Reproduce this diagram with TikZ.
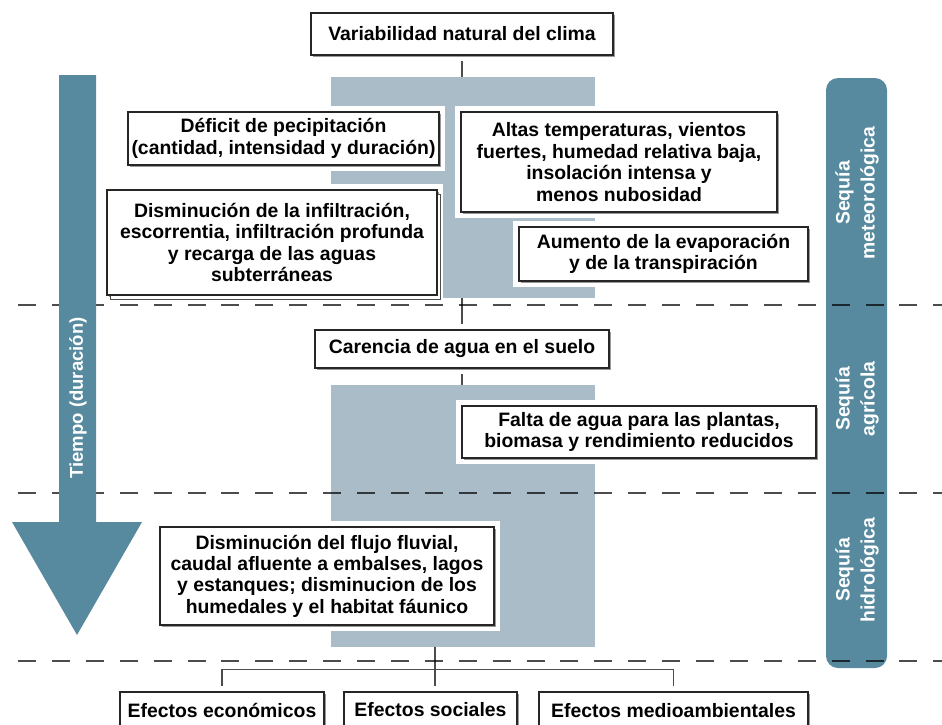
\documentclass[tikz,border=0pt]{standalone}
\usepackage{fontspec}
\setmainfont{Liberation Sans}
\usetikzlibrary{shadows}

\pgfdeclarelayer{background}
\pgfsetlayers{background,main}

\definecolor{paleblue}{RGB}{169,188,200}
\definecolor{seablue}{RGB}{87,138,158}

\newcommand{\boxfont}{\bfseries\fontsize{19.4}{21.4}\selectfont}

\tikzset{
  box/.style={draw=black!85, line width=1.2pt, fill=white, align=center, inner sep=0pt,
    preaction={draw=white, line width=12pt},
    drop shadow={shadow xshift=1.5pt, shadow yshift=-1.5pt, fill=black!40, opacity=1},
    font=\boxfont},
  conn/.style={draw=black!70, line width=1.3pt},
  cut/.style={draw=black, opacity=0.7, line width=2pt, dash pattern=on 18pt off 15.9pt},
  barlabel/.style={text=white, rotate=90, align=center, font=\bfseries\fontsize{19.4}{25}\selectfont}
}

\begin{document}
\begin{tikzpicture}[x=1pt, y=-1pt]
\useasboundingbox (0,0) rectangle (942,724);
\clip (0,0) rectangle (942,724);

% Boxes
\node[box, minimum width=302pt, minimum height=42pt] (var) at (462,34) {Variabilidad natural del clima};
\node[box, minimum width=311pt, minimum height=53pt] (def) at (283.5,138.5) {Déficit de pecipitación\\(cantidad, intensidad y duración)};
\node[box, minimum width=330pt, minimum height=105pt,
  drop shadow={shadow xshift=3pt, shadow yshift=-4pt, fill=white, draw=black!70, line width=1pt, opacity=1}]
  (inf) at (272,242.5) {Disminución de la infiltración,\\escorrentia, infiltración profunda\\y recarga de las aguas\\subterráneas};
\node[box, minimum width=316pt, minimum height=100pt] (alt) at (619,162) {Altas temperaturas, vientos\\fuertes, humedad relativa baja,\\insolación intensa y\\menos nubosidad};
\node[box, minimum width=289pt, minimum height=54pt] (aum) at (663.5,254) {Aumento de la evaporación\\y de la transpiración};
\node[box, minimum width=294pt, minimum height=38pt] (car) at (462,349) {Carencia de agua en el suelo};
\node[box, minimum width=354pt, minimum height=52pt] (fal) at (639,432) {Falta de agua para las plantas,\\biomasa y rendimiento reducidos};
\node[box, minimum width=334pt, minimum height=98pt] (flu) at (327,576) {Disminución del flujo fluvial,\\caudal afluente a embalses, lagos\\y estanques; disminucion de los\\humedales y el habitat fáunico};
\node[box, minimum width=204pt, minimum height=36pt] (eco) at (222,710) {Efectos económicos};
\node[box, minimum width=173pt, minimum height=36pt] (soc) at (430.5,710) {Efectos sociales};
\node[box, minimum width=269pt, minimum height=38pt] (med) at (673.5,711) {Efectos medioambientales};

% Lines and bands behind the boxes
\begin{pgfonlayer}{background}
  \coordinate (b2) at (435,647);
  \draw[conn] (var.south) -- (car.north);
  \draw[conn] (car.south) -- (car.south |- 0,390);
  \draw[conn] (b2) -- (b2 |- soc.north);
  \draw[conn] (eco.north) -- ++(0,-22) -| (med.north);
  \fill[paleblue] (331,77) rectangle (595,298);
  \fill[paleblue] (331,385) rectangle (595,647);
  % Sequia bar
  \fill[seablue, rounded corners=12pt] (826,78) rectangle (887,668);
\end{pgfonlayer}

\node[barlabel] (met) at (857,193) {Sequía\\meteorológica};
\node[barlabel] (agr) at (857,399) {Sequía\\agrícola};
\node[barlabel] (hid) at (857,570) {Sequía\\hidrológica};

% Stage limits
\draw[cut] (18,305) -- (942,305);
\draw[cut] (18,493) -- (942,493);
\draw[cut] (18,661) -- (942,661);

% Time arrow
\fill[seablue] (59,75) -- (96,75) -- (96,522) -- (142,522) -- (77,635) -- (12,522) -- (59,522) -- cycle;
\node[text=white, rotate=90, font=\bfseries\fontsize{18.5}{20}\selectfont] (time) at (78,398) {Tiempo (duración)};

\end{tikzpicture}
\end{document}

******

• _WHAT THE TASK ASKS_: Drop the images and repeat the data exactly.

• _THE ANSWER_:
Reproduce this diagram with TikZ.
\documentclass[tikz,border=0pt]{standalone}
\usepackage{fontspec}
\setmainfont{Liberation Sans}
\usetikzlibrary{shadows}

\pgfdeclarelayer{background}
\pgfsetlayers{background,main}

\definecolor{paleblue}{RGB}{169,188,200}
\definecolor{seablue}{RGB}{87,138,158}

\newcommand{\boxfont}{\bfseries\fontsize{19.4}{21.4}\selectfont}

\tikzset{
  box/.style={draw=black!85, line width=1.2pt, fill=white, align=center, inner sep=0pt,
    preaction={draw=white, line width=12pt},
    drop shadow={shadow xshift=1.5pt, shadow yshift=-1.5pt, fill=black!40, opacity=1},
    font=\boxfont},
  conn/.style={draw=black!70, line width=1.3pt},
  cut/.style={draw=black, opacity=0.7, line width=2pt, dash pattern=on 18pt off 15.9pt},
  barlabel/.style={text=white, rotate=90, align=center, font=\bfseries\fontsize{19.4}{25}\selectfont}
}

\begin{document}
\begin{tikzpicture}[x=1pt, y=-1pt]
\useasboundingbox (0,0) rectangle (942,724);
\clip (0,0) rectangle (942,724);

% Boxes
\node[box, minimum width=302pt, minimum height=42pt] (var) at (462,34) {Variabilidad natural del clima};
\node[box, minimum width=311pt, minimum height=53pt] (def) at (283.5,138.5) {Déficit de pecipitación\\(cantidad, intensidad y duración)};
\node[box, minimum width=330pt, minimum height=105pt,
  drop shadow={shadow xshift=3pt, shadow yshift=-4pt, fill=white, draw=black!70, line width=1pt, opacity=1}]
  (inf) at (272,242.5) {Disminución de la infiltración,\\escorrentia, infiltración profunda\\y recarga de las aguas\\subterráneas};
\node[box, minimum width=316pt, minimum height=100pt] (alt) at (619,162) {Altas temperaturas, vientos\\fuertes, humedad relativa baja,\\insolación intensa y\\menos nubosidad};
\node[box, minimum width=289pt, minimum height=54pt] (aum) at (663.5,254) {Aumento de la evaporación\\y de la transpiración};
\node[box, minimum width=294pt, minimum height=38pt] (car) at (462,349) {Carencia de agua en el suelo};
\node[box, minimum width=354pt, minimum height=52pt] (fal) at (639,432) {Falta de agua para las plantas,\\biomasa y rendimiento reducidos};
\node[box, minimum width=334pt, minimum height=98pt] (flu) at (327,576) {Disminución del flujo fluvial,\\caudal afluente a embalses, lagos\\y estanques; disminucion de los\\humedales y el habitat fáunico};
\node[box, minimum width=204pt, minimum height=36pt] (eco) at (222,710) {Efectos económicos};
\node[box, minimum width=173pt, minimum height=36pt] (soc) at (430.5,710) {Efectos sociales};
\node[box, minimum width=269pt, minimum height=38pt] (med) at (673.5,711) {Efectos medioambientales};

% Lines and bands behind the boxes
\begin{pgfonlayer}{background}
  \coordinate (b2) at (435,647);
  \draw[conn] (var.south) -- (car.north);
  \draw[conn] (car.south) -- (car.south |- 0,390);
  \draw[conn] (b2) -- (b2 |- soc.north);
  \draw[conn] (eco.north) -- ++(0,-22) -| (med.north);
  \fill[paleblue] (331,77) rectangle (595,298);
  \fill[paleblue] (331,385) rectangle (595,647);
  % Sequia bar
  \fill[seablue, rounded corners=12pt] (826,78) rectangle (887,668);
\end{pgfonlayer}

\node[barlabel] (met) at (857,193) {Sequía\\meteorológica};
\node[barlabel] (agr) at (857,399) {Sequía\\agrícola};
\node[barlabel] (hid) at (857,570) {Sequía\\hidrológica};

% Stage limits
\draw[cut] (18,305) -- (942,305);
\draw[cut] (18,493) -- (942,493);
\draw[cut] (18,661) -- (942,661);

% Time arrow
\fill[seablue] (59,75) -- (96,75) -- (96,522) -- (142,522) -- (77,635) -- (12,522) -- (59,522) -- cycle;
\node[text=white, rotate=90, font=\bfseries\fontsize{18.5}{20}\selectfont] (time) at (78,398) {Tiempo (duración)};

\end{tikzpicture}
\end{document}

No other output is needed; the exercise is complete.